As world helps shot Pakistani girl, Afghans ask ‘what about us?’
The global attention bestowed on a Pakistani schoolgirl shot by the Taliban has sparked outcry amongst many Afghans dismayed by what they say is the unequal response to the plight of their women and children, Reuters reported.
Malala Yousufzai, shot by Taliban gunmen for advocating girls' education, was flown from Pakistan to Britain to receive treatment after the attack this month which drew widespread condemnation and an international outpouring of support.
"Every day an Afghan girl is abused, raped, has acid thrown on her face and mutilated. Yet no one remembers or acknowledges these girls," Elay Ershad, who represents the nomadic Kuchi people in Afghan parliament, told Reuters.
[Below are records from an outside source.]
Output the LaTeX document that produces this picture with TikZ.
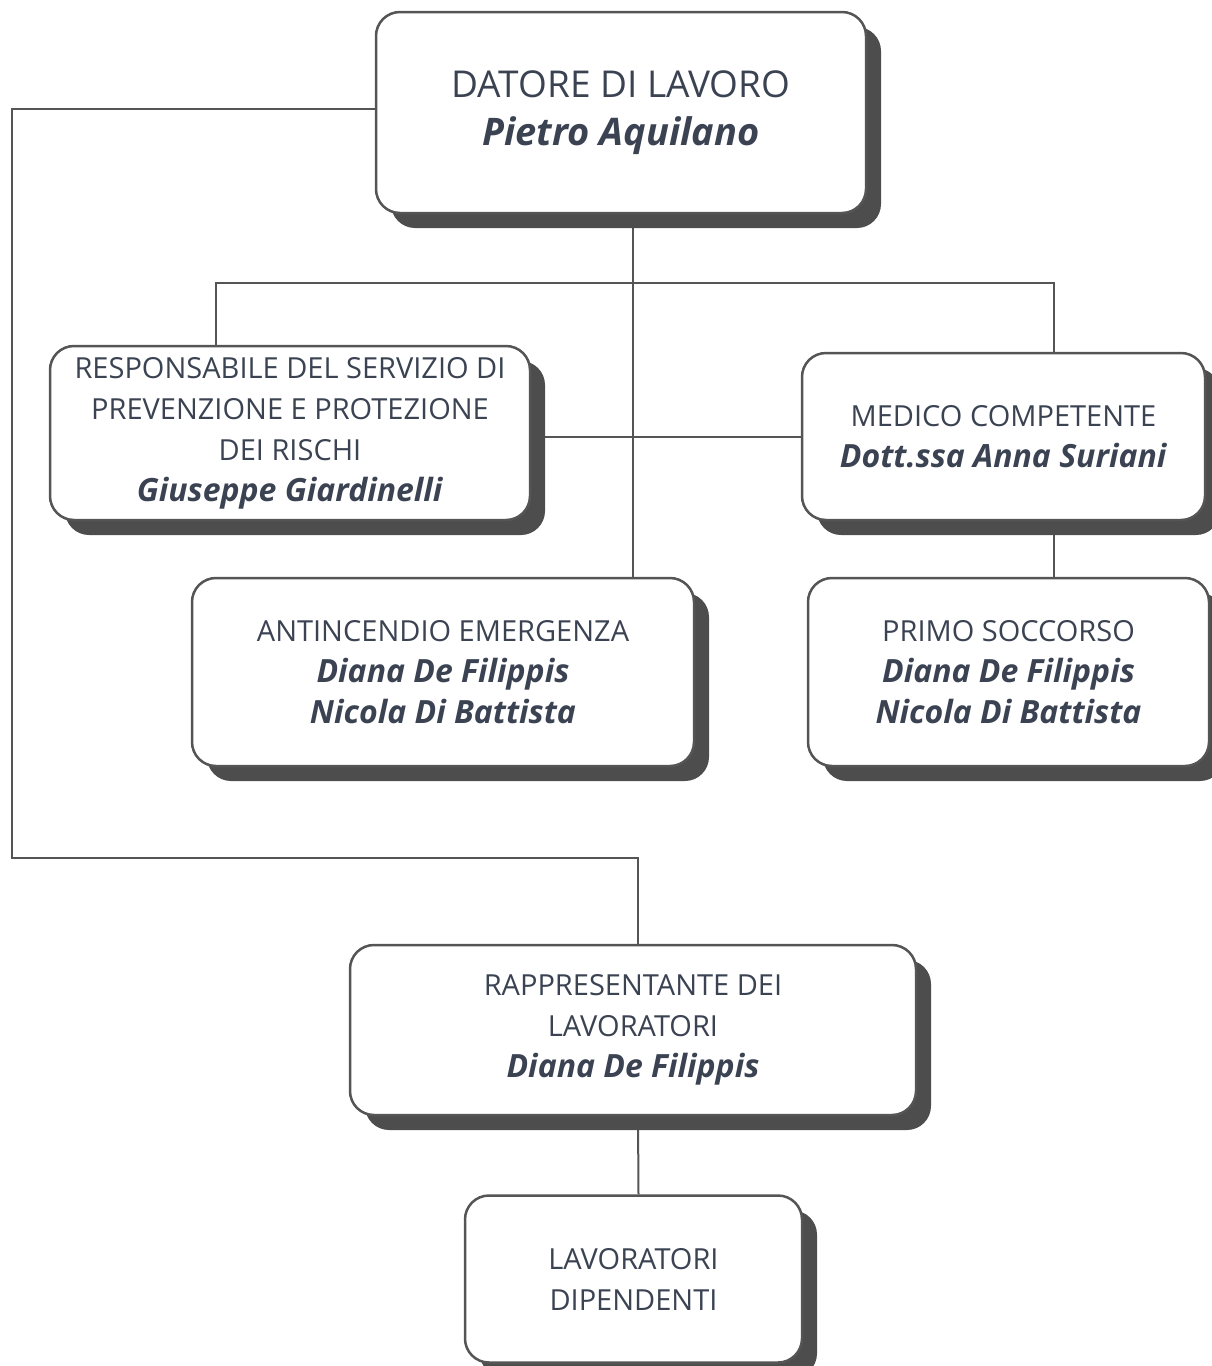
\documentclass[tikz,border=0pt]{standalone}
\usepackage{fontspec}
\setmainfont{Open Sans}
\usepackage{tikz}
\usetikzlibrary{positioning,shadows,backgrounds}
\definecolor{txtcol}{HTML}{3B4353}
\definecolor{edgecol}{HTML}{555555}
\definecolor{shadecol}{HTML}{4D4D4D}
\newcommand{\nome}[2][32]{{\fontsize{#1}{41}\selectfont\textbf{\textit{#2}}}}

\begin{document}
\begin{tikzpicture}[x=1pt,y=-1pt,
	box/.style={draw=edgecol,line width=2.5pt,fill=white,rounded corners=24pt,
		align=center,inner sep=0pt,text=txtcol,
		font=\fontsize{29}{41}\selectfont,
		drop shadow={shadow xshift=15pt,shadow yshift=-15pt,fill=shadecol,opacity=1}},
	link/.style={draw=edgecol,line width=2pt}]

\useasboundingbox (0,0) rectangle (1211,1366);

% datore di lavoro
\node[box,minimum width=490pt,minimum height=201pt,font=\fontsize{37}{48}\selectfont] (datore) at (621,112.5)
	{DATORE DI LAVORO\\\nome[38]{Pietro Aquilano}};

% RSPP e medico
\node[box,minimum width=480pt,minimum height=174pt] (rspp) at (290,433)
	{RESPONSABILE DEL SERVIZIO DI\\PREVENZIONE E PROTEZIONE\\DEI RISCHI\\\nome{Giuseppe Giardinelli}};
\node[box,minimum width=403pt,minimum height=167pt] (medico) at (1003.5,436.5)
	{MEDICO COMPETENTE\\\nome{Dott.ssa Anna Suriani}};

% addetti
\node[box,minimum width=502pt,minimum height=188pt] (antinc) at (443,672)
	{ANTINCENDIO EMERGENZA\\\nome{Diana De Filippis}\\\nome{Nicola Di Battista}};
\node[box,minimum width=401pt,minimum height=188pt] (primo) at (1008.5,672)
	{PRIMO SOCCORSO\\\nome{Diana De Filippis}\\\nome{Nicola Di Battista}};

% RLS e lavoratori
\node[box,minimum width=566pt,minimum height=170pt] (rapp) at (633,1030)
	{RAPPRESENTANTE DEI\\LAVORATORI\\\nome{Diana De Filippis}};
\node[box,minimum width=337pt,minimum height=167pt] (lavor) at (633.5,1279)
	{LAVORATORI\\DIPENDENTI};

\coordinate (sx1) at (12,109);
\coordinate (sx2) at (12,858);
\coordinate (trunk) at (633,283);
\coordinate (busL) at (216,283);
\coordinate (busR) at (1054,283);

% linee
\begin{scope}[on background layer]
\draw[link] (datore.west |- sx1) -- (sx1) -- (sx2) -| ([xshift=5pt]rapp.north);
\draw[link] (datore.south -| trunk) -- (antinc.north -| trunk);
\draw[link] (rspp.north -| busL) -- (busL) -- (busR) -- (medico.north -| busR);
\draw[link] (medico.south -| busR) -- (primo.north -| busR);
\draw[link] (rspp.east |- medico.west) -- (medico.west);
\draw[link] ([xshift=5pt]rapp.south) -- ([xshift=5pt]lavor.north);
\end{scope}

\end{tikzpicture}
\end{document}
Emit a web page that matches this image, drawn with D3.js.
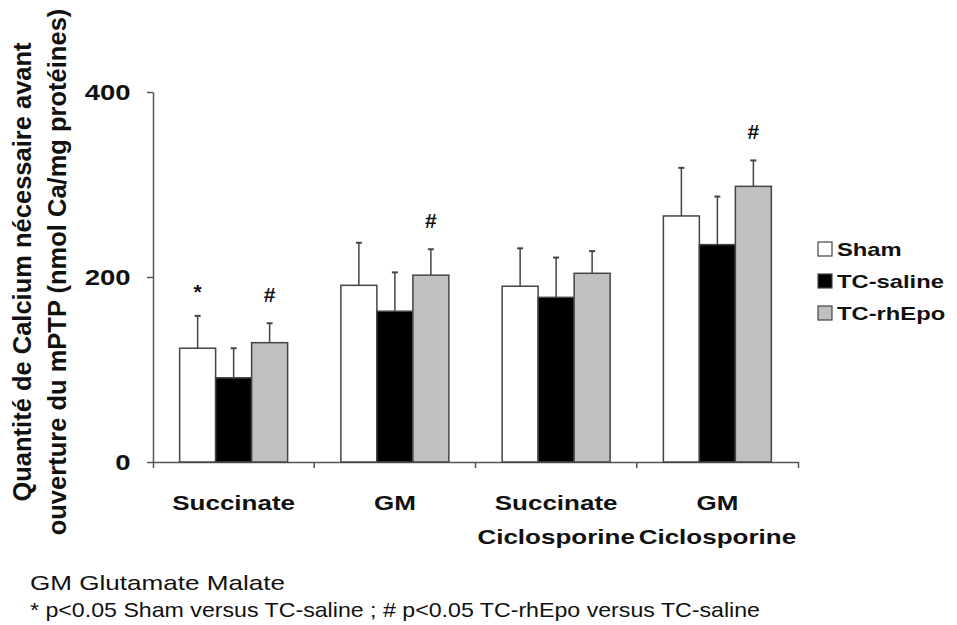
<html lang="fr">
<head>
<meta charset="utf-8">
<style>
    body { margin: 0; background: #fff; }
    text { font-family: "Liberation Sans", Arial, sans-serif; fill: #111; }
</style>
</head>
<body>
<script type='text/javascript' src='https://d3js.org/d3.v7.min.js'></script>
<script>
    // valeurs
    var categories = [["Succinate"], ["GM"], ["Succinate", "Ciclosporine"], ["GM", "Ciclosporine"]];
    var groups = ["Sham", "TC-saline", "TC-rhEpo"];
    var shamValues = [123, 191, 190, 266];
    var shamErrors = [35, 46, 41, 52];
    var salineValues = [91, 163, 178, 235];
    var salineErrors = [32, 42, 43, 52];
    var rhepoValues = [129, 202, 204, 298];
    var rhepoErrors = [21, 28, 24, 28];
    var marks = [["*", "", "#"], ["", "", "#"], ["", "", ""], ["", "", "#"]];
    var yTicks = [0, 200, 400];
    var yTitle = ["Quantité de Calcium nécessaire avant", "ouverture du mPTP (nmol Ca/mg protéines)"];
    var notes = ["GM Glutamate Malate", "* p<0.05 Sham versus TC-saline ; # p<0.05 TC-rhEpo versus TC-saline"];

    var series = [
        {name: groups[0], values: shamValues, errors: shamErrors, fill: "#ffffff"},
        {name: groups[1], values: salineValues, errors: salineErrors, fill: "#000000"},
        {name: groups[2], values: rhepoValues, errors: rhepoErrors, fill: "#c0c0c0"}
    ];

    var width = 957, height = 625;
    var sx = 1.3; // le texte de la figure est étiré en largeur
    var axisColor = "#555";

    var svg = d3.select("body").append("svg")
        .attr("width", width)
        .attr("height", height);

    var x0 = d3.scaleBand()
        .domain(d3.range(categories.length))
        .range([153, 798])
        .padding(0);
    var x1 = d3.scaleBand()
        .domain(groups)
        .range([0, x0.bandwidth()])
        .paddingInner(0)
        .paddingOuter(0.74);
    var y = d3.scaleLinear()
        .domain([0, 400])
        .range([462, 92]);

    // axe Y
    var yAxis = svg.append("g")
        .attr("transform", "translate(153,0)")
        .call(d3.axisLeft(y).tickValues(yTicks).tickSize(6).tickSizeOuter(0).tickPadding(12));
    yAxis.selectAll("path, line").attr("stroke", axisColor).attr("stroke-width", 1.5);
    yAxis.selectAll("text")
        .attr("transform", "scale(1.25,1)")
        .style("font-size", "22px")
        .style("font-weight", "bold")
        .attr("fill", "#111");

    // axe X
    var xAxis = svg.append("g")
        .attr("transform", "translate(0,462)")
        .call(d3.axisBottom(x0).tickSizeInner(0).tickSizeOuter(6).tickFormat(""));
    xAxis.selectAll("path, line").attr("stroke", axisColor).attr("stroke-width", 1.5);
    xAxis.selectAll(".sep")
        .data(d3.range(1, categories.length))
        .enter().append("line")
        .attr("class", "sep")
        .attr("x1", function(d) { return x0(d); })
        .attr("x2", function(d) { return x0(d); })
        .attr("y1", 0)
        .attr("y2", 6)
        .attr("stroke", axisColor)
        .attr("stroke-width", 1.5);

    var catLabels = svg.selectAll(".cat")
        .data(categories)
        .enter().append("text")
        .attr("class", "cat")
        .attr("text-anchor", "middle")
        .attr("transform", function(d, i) {
            return "translate(" + (x0(i) + x0.bandwidth() / 2) + ",510) scale(" + sx + ",1)";
        })
        .style("font-size", "20px")
        .style("font-weight", "bold");
    catLabels.selectAll("tspan")
        .data(function(d) { return d; })
        .enter().append("tspan")
        .attr("x", 0)
        .attr("dy", function(d, i) { return i == 0 ? 0 : 34; })
        .text(function(d) { return d; });

    // barres
    var grp = svg.selectAll(".grp")
        .data(categories)
        .enter().append("g")
        .attr("class", "grp")
        .attr("transform", function(d, i) { return "translate(" + x0(i) + ",0)"; });

    var cell = grp.selectAll(".cell")
        .data(function(d, i) {
            return series.map(function(s, j) {
                return {name: s.name, v: s.values[i], e: s.errors[i], fill: s.fill, mark: marks[i][j]};
            });
        })
        .enter().append("g")
        .attr("class", "cell");

    var barStroke = "#444";
    cell.append("line")
        .attr("x1", function(d) { return x1(d.name) + x1.bandwidth() / 2; })
        .attr("x2", function(d) { return x1(d.name) + x1.bandwidth() / 2; })
        .attr("y1", function(d) { return y(d.v); })
        .attr("y2", function(d) { return y(d.v + d.e); })
        .attr("stroke", barStroke)
        .attr("stroke-width", 1.5);
    cell.append("line")
        .attr("x1", function(d) { return x1(d.name) + x1.bandwidth() / 2 - 3; })
        .attr("x2", function(d) { return x1(d.name) + x1.bandwidth() / 2 + 3; })
        .attr("y1", function(d) { return y(d.v + d.e); })
        .attr("y2", function(d) { return y(d.v + d.e); })
        .attr("stroke", barStroke)
        .attr("stroke-width", 2);
    cell.append("rect")
        .attr("x", function(d) { return x1(d.name); })
        .attr("y", function(d) { return y(d.v); })
        .attr("width", x1.bandwidth())
        .attr("height", function(d) { return y(0) - y(d.v); })
        .attr("fill", function(d) { return d.fill; })
        .attr("stroke", barStroke)
        .attr("stroke-width", 1.5);
    cell.append("text")
        .attr("x", function(d) { return x1(d.name) + x1.bandwidth() / 2; })
        .attr("y", function(d) { return y(d.v + d.e) - 29; })
        .attr("dy", function(d) { return d.mark == "*" ? "0.6em" : "0.35em"; })
        .attr("text-anchor", "middle")
        .style("font-size", "21px")
        .style("font-weight", "bold")
        .text(function(d) { return d.mark; });

    // titre de l'axe Y
    var title = svg.append("text")
        .attr("text-anchor", "middle")
        .attr("transform", "translate(0,272) rotate(-90)")
        .style("font-size", "25.5px")
        .style("font-weight", "bold");
    title.selectAll("tspan")
        .data(yTitle)
        .enter().append("tspan")
        .attr("x", 0)
        .attr("y", function(d, i) { return 31 + i * 35; })
        .text(function(d) { return d; });

    // légende
    var legend = svg.selectAll(".leg")
        .data(series)
        .enter().append("g")
        .attr("class", "leg")
        .attr("transform", function(d, i) { return "translate(818," + (249 + i * 32) + ")"; });
    legend.append("rect")
        .attr("x", 0)
        .attr("y", -7)
        .attr("width", 14)
        .attr("height", 14)
        .attr("fill", function(d) { return d.fill; })
        .attr("stroke", "#444")
        .attr("stroke-width", 1.2);
    legend.append("text")
        .attr("transform", "translate(19,0) scale(1.25,1)")
        .attr("dy", "0.35em")
        .style("font-size", "19px")
        .style("font-weight", "bold")
        .text(function(d) { return d.name; });

    // notes
    var noteWidths = [255, 730];
    svg.selectAll(".note")
        .data(notes)
        .enter().append("text")
        .attr("class", "note")
        .attr("x", 30)
        .attr("y", function(d, i) { return 590 + i * 27; })
        .attr("textLength", function(d, i) { return noteWidths[i]; })
        .attr("lengthAdjust", "spacingAndGlyphs")
        .style("font-size", "21px")
        .attr("fill", "#222")
        .text(function(d) { return d; });
</script>
</body>
</html>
Echoing concerns of other prominent Afghan women, Ershad said the government took no real interest in women's rights, instead using the issue for political gain and currying favor with Western backers, a claim Kabul has dismissed as untrue.
President Hamid Karzai has repeatedly condemned Yousufzai's shooting, even using it to address women's rights in his country: "The people of Afghanistan ... see this attempt not only against (Yousufzai) but also against all Afghan girls," he said last week.
The closest Karzai has come this year to condemning violence against women in Afghanistan, as seen on the scale he has done with Yousufzai, was in July when gunmen publicly executed a 22-year-old woman, named Najiba, for alleged adultery, which prompted an international outcry.
"If the president does not care about Afghan women in general, why does he suddenly care about Malala?" Ershad asked. "No one (here) ever seeks justice once the television cameras are turned off."
The United Arab Emirates provided the plane taking Yousufzai to Britain, while British officials said the Pakistani government was footing the bill for her lengthy treatment in Birmingham.
Karzai has told Pakistani President Asif Ali Zardari that the attack was proof the two needed to tackle a common enemy, a move widely seen as an attempt to soothe ties between the neighbors amid bickering over Pakistani shelling across the countries' lawless border.